Emission Control Technologies
Since 1970, EPA has set and implemented emissions standards to control pollution from the automobile industry. Since every vehicle that enters the market must comply with these regulations, more technological advancements came into the equation. Examples include,
- NOx adsorbers and selective catalytic reduction (SCR) to control oxides of nitrogen
- Advanced Particulate filters to control particulate matter
- GHG Emission Reduction Technologies to reduce greenhouse gas emissions
- Advanced thermal sensors to detect ultra-high temperatures
- Evaporative emission controls to minimize or eliminate the release of vaporized hydrocarbon compounds into the air
- Alternate fuels like corn-based ethanol; with its high oxygen content, ethanol burns cleaner than gasoline
Green tax or environmental tax is levied on older vehicles because they increase atmospheric pollution. Different countries have different classification systems to put public and private vehicles in separate groups according to their green index score. The main pollutants in emissions that affect public health and environment are also considered.
- Carbon Monoxide (CO)
- Nitrogen Oxides (NOX)
- Hydrocarbons (HC)
- Particulate Matters (PM)
- Carbon Dioxide (CO2)
It a popular pollution control method that involves modification of an existing process or the introduction of brand-new technology. For example, painting operations in the automobile industry. A huge amount of VOCs and other air pollutants were released during painting and polishing. Hence, low HAP paints aren’t used anymore and are replaced with electro-deposition, dip tank, and powder coating.

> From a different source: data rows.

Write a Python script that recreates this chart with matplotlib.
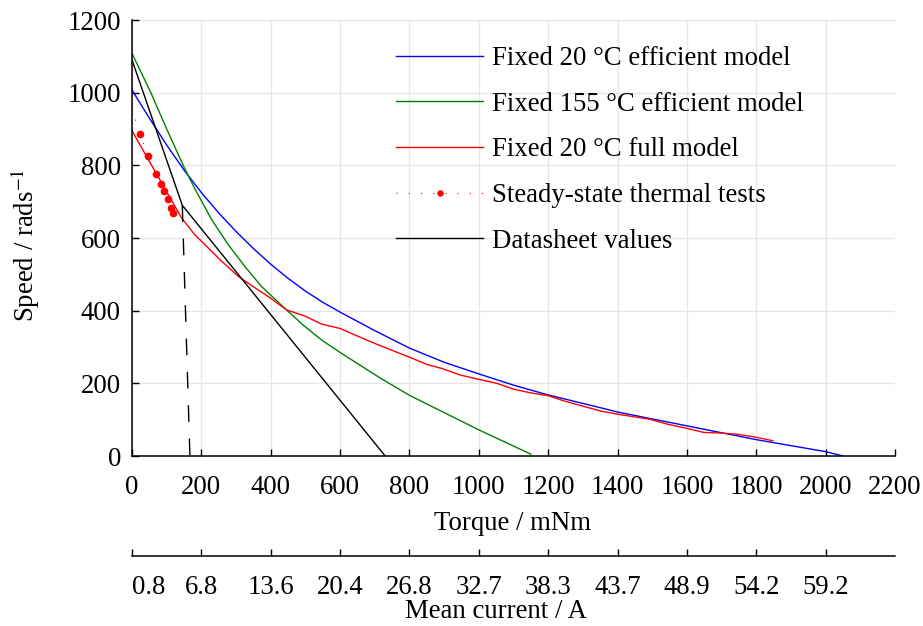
import matplotlib
matplotlib.use("Agg")
import matplotlib.pyplot as plt

plt.rcParams['font.family'] = ['Liberation Serif', 'DejaVu Serif']
plt.rcParams['mathtext.fontset'] = 'stix'
plt.rcParams['font.size'] = 19.3

# --- data (torque in mNm, speed in rad/s) ---
eff20_torque = [0, 50, 100, 150, 200, 250, 300, 350, 400, 450, 500, 550, 600, 700, 800, 900,
                1000, 1100, 1200, 1350, 1400, 1600, 1800, 2000, 2050]
eff20_speed = [1007, 930, 856, 787, 725, 669, 618, 571, 528, 489, 454, 423, 396, 345, 297, 258,
               226, 195, 168, 133, 121, 83, 45, 12, 0]

eff155_torque = [0, 52, 100, 150, 182, 230, 278, 326, 374, 441, 494, 547, 600, 715, 800, 1000, 1150]
eff155_speed = [1108, 1005, 900, 795, 734, 650, 581, 521, 466, 406, 360, 319, 285, 215, 167, 72, 5]

full20_torque = [0, 143, 182, 211, 254, 307, 350, 400, 446, 499, 547, 600, 677, 715, 800, 850, 893,
                 946, 1000, 1052, 1100, 1148, 1200, 1244, 1350, 1400, 1494, 1542, 1600, 1648,
                 1700, 1744, 1792, 1848]
full20_speed = [895, 655, 608, 581, 540, 494, 466, 434, 402, 385, 363, 351, 319, 304, 272, 252, 241,
                223, 211, 200, 184, 174, 166, 152, 124, 115, 101, 88, 76, 65,
                63, 60, 53, 42]

test_torque = [0, 23, 47, 68, 83, 92, 103, 112, 119]
test_speed = [958, 885, 827, 775, 748, 730, 707, 683, 668]

sheet_torque = [0, 145, 730]
sheet_speed = [1090, 690, 0]
sheet_dash_torque = [145, 167]
sheet_dash_speed = [690, 0]

torque_ticks = [0, 200, 400, 600, 800, 1000, 1200, 1400, 1600, 1800, 2000, 2200]
current_ticks = [0, 200, 400, 600, 800, 1000, 1200, 1400, 1600, 1800, 2000]
current_labels = ['0.8', '6.8', '13.6', '20.4', '26.8', '32.7', '38.3', '43.7', '48.9', '54.2', '59.2']

W, H = 923, 626
fig = plt.figure(figsize=(W / 100, H / 100), dpi=100)
left, right, top, bottom = 132, 895, 20, 456
ax = fig.add_axes([left / W, 1 - bottom / H, (right - left) / W, (bottom - top) / H])

ax.plot(eff20_torque, eff20_speed, color='blue', lw=1.0, label='Fixed 20 \u00b0C efficient model')
ax.plot(eff155_torque, eff155_speed, color='green', lw=1.0, label='Fixed 155 \u00b0C efficient model')
ax.plot(full20_torque, full20_speed, color='red', lw=1.0, label='Fixed 20 \u00b0C full model')
ax.plot(test_torque, test_speed, color='red', lw=0.8, ls=(0, (1, 10)), marker='o', ms=4.5,
        markevery=slice(1, None), label='Steady-state thermal tests')
ax.plot(sheet_torque, sheet_speed, color='black', lw=1.0, label='Datasheet values')
ax.plot(sheet_dash_torque, sheet_dash_speed, color='black', lw=1.0, dashes=(12, 12))

ax.set_xlim(0, 2200)
ax.set_ylim(0, 1200)
ax.set_xticks(torque_ticks)
ax.set_yticks(range(0, 1201, 200))
ax.grid(True, color='#e6e6e6', lw=1.0)
ax.set_axisbelow(True)
for s in ['top', 'right']:
    ax.spines[s].set_visible(False)
for s in ['left', 'bottom']:
    ax.spines[s].set_linewidth(1.1)
ax.tick_params(direction='in', length=5, width=1.0)
ax.tick_params(axis='x', pad=14)
ax.tick_params(axis='y', pad=8)

ax.set_xlabel('Torque / mNm')
ax.xaxis.set_label_coords(513 / W, 1 - 523 / H, transform=fig.transFigure)
ax.xaxis.label.set_va('center')
ax.set_ylabel('Speed / rads$^{-1}$')
ax.yaxis.set_label_coords(25 / W, 1 - 245 / H, transform=fig.transFigure)
ax.yaxis.label.set_va('center')

leg = ax.legend(loc='upper left', bbox_to_anchor=(0.346, 0.94), frameon=False,
                handlelength=3.25, handletextpad=0.35, labelspacing=0.77,
                borderpad=0, borderaxespad=0, markerscale=0.8)

# secondary current axis
ax2 = fig.add_axes([left / W, 1 - 556 / H, (right - left) / W, 0.001])
ax2.set_xlim(0, 2200)
ax2.set_facecolor('none')
for s in ['top', 'right', 'left']:
    ax2.spines[s].set_visible(False)
ax2.spines['bottom'].set_linewidth(1.1)
ax2.set_yticks([])
ax2.set_xticks(current_ticks)
ax2.set_xticklabels(current_labels)
ax2.get_xticklabels()[0].set_ha('left')
ax2.tick_params(axis='x', direction='in', length=5, width=1.0, pad=14)
ax2.set_xlabel('Mean current / A')
ax2.xaxis.set_label_coords(496 / W, 1 - 612 / H, transform=fig.transFigure)
ax2.xaxis.label.set_va('center')

fig.savefig('out.png', dpi=100)
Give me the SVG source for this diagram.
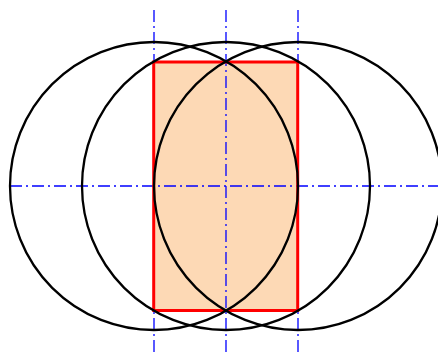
<svg xmlns="http://www.w3.org/2000/svg" width="438" height="356" viewBox="0 0 438 356">
<style>
.axis{stroke:#0000ff;stroke-width:1.3;stroke-dasharray:12 4 2 4;fill:none}
.circ{stroke:#000;stroke-width:2.3;fill:none}
.rfill{fill:#fdd9b5;stroke:none}
.rstroke{stroke:#ff0000;stroke-width:3;fill:none}
</style>
<rect width="438" height="356" fill="#fff"/>
<g id="rectangle-fill"><rect class="rfill" x="153.7" y="62" width="144" height="248.5"/></g>
<g id="axes">
<line class="axis" x1="154" y1="10" x2="154" y2="356"/>
<line class="axis" x1="226" y1="10" x2="226" y2="356"/>
<line class="axis" x1="298" y1="10" x2="298" y2="356"/>
<line class="axis" x1="10" y1="186" x2="438" y2="186"/>
</g>
<g id="rectangle"><rect class="rstroke" x="153.7" y="62" width="144" height="248.5"/></g>
<g id="circles">
<circle id="c1" class="circ" cx="154" cy="186" r="144"/>
<circle id="c2" class="circ" cx="226" cy="186" r="144"/>
<circle id="c3" class="circ" cx="298" cy="186" r="144"/>
</g>
</svg>
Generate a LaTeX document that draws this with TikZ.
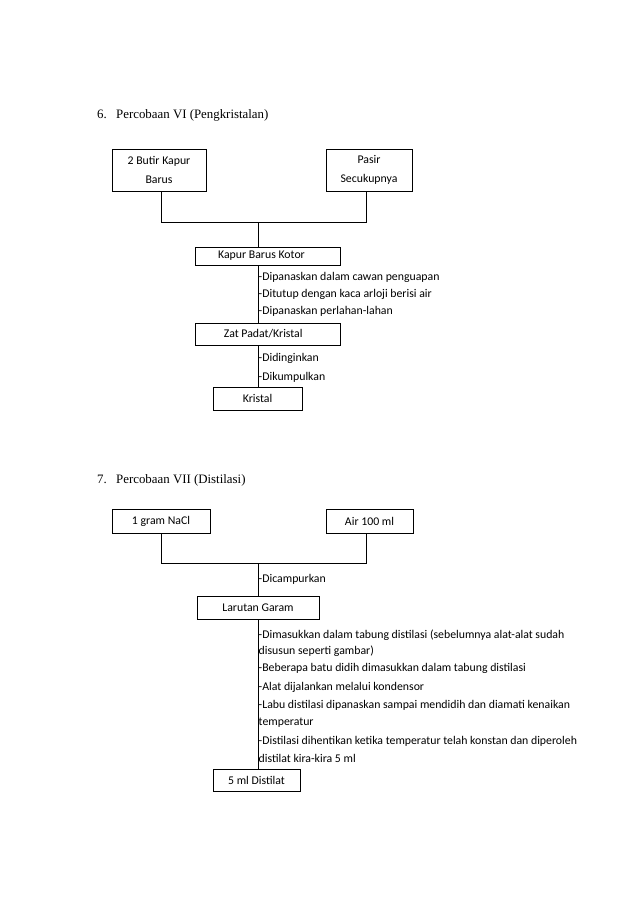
\documentclass[tikz,border=0pt]{standalone}
\usepackage{fontspec}
\setmainfont{Liberation Serif}
\newfontfamily\boxfont{Carlito}
\begin{document}
\begin{tikzpicture}[x=0.9326pt,y=-0.9326pt,
  bw/.style={minimum width={#1*0.9326pt}},
  bh/.style={minimum height={#1*0.9326pt}},
  box/.style={draw,line width=0.8pt,inner sep=0pt,align=center,font=\boxfont\fontsize{11}{17.5}\selectfont},
  note/.style={anchor=west,inner sep=0pt,font=\boxfont\fontsize{11}{16.5}\selectfont},
  title/.style={anchor=west,inner sep=0pt,font=\fontsize{12}{14}\selectfont},
  line/.style={line width=0.8pt}]
\useasboundingbox[fill=white] (0,0) rectangle (638,903);

% ---------- Section 6 ----------
\node[title] (t6) at (97,115) {\makebox[17.7pt][l]{6.}Percobaan VI (Pengkristalan)};

\node[box,bw=94,bh=42] (b1) at (159,170) {2 Butir Kapur\\Barus};
\node[box,bw=86,bh=42] (b2) at (369,170) {Pasir\\Secukupnya};
\coordinate (j6l) at (161,222);
\coordinate (j6r) at (366,222);
\coordinate (j6m) at (258,222);
\node[box,bw=145,bh=18] (kbk) at (267.5,256) {\hspace*{-14\pgflinewidth}Kapur Barus Kotor};
\node[box,bw=145,bh=22] (zat) at (267.5,334) {\hspace*{-10\pgflinewidth}Zat Padat/Kristal};
\node[box,bw=89,bh=23] (kri) at (257.5,398.5) {Kristal};

\draw[line] (b1.south -| j6l) -- (j6l) -- (j6r) -- (b2.south -| j6r);
\draw[line] (j6m) -- (kbk.north -| j6m);
\draw[line] (kbk.south -| j6m) -- (zat.north -| j6m);
\draw[line] (zat.south -| j6m) -- (kri.north -| j6m);

\node[note] (n61) at (258.5,277) {-Dipanaskan dalam cawan penguapan};
\node[note] (n62) at (258.5,294) {-Ditutup dengan kaca arloji berisi air};
\node[note] (n63) at (258.5,311) {-Dipanaskan perlahan-lahan};
\node[note] (n64) at (258.5,358) {-Didinginkan};
\node[note] (n65) at (258.5,377) {-Dikumpulkan};

% ---------- Section 7 ----------
\node[title] (t7) at (97,480) {\makebox[17.7pt][l]{7.}Percobaan VII (Distilasi)};

\node[box,bw=98,bh=24] (c1) at (161,521) {1 gram NaCl};
\node[box,bw=87,bh=24] (c2) at (369.5,521) {Air 100 ml};
\coordinate (j7l) at (161,563);
\coordinate (j7r) at (366,563);
\coordinate (j7m) at (258,563);
\node[box,bw=122,bh=23] (lg) at (258,607.5) {Larutan Garam};
\node[box,bw=87,bh=22] (dis) at (256.5,780) {5 ml Distilat};

\draw[line] (c1.south -| j7l) -- (j7l) -- (j7r) -- (c2.south -| j7r);
\draw[line] (j7m) -- (lg.north -| j7m);
\draw[line] (lg.south -| j7m) -- (dis.north -| j7m);

\node[note] (n71) at (258.5,579) {-Dicampurkan};
\node[note] (n72) at (258.5,635) {-Dimasukkan dalam tabung distilasi (sebelumnya alat-alat sudah};
\node[note] (n73) at (258.5,651) {disusun seperti gambar)};
\node[note] (n74) at (258.5,668) {-Beberapa batu didih dimasukkan dalam tabung distilasi};
\node[note] (n75) at (258.5,687) {-Alat dijalankan melalui kondensor};
\node[note] (n76) at (258.5,705) {-Labu distilasi dipanaskan sampai mendidih dan diamati kenaikan};
\node[note] (n77) at (258.5,723) {temperatur};
\node[note] (n78) at (258.5,741) {-Distilasi dihentikan ketika temperatur telah konstan dan diperoleh};
\node[note] (n79) at (258.5,758) {distilat kira-kira 5 ml};
\end{tikzpicture}
\end{document}
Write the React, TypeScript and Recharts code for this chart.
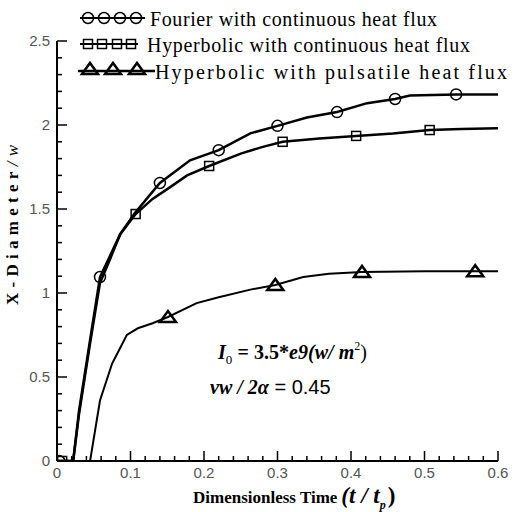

Emission Tests: Annual and Spot Checks
Annual emission tests are conducted to ensure that emission standards aren’t violated. In most countries, failure to meet these standards will result in revoking a license or penalty. Roadside spot checks are also effective to ensure Clean Air Regulations.
Then there are measures such as i) combing errands ii) keeping the vehicle in good shape and iii) choosing zero-emission vehicles.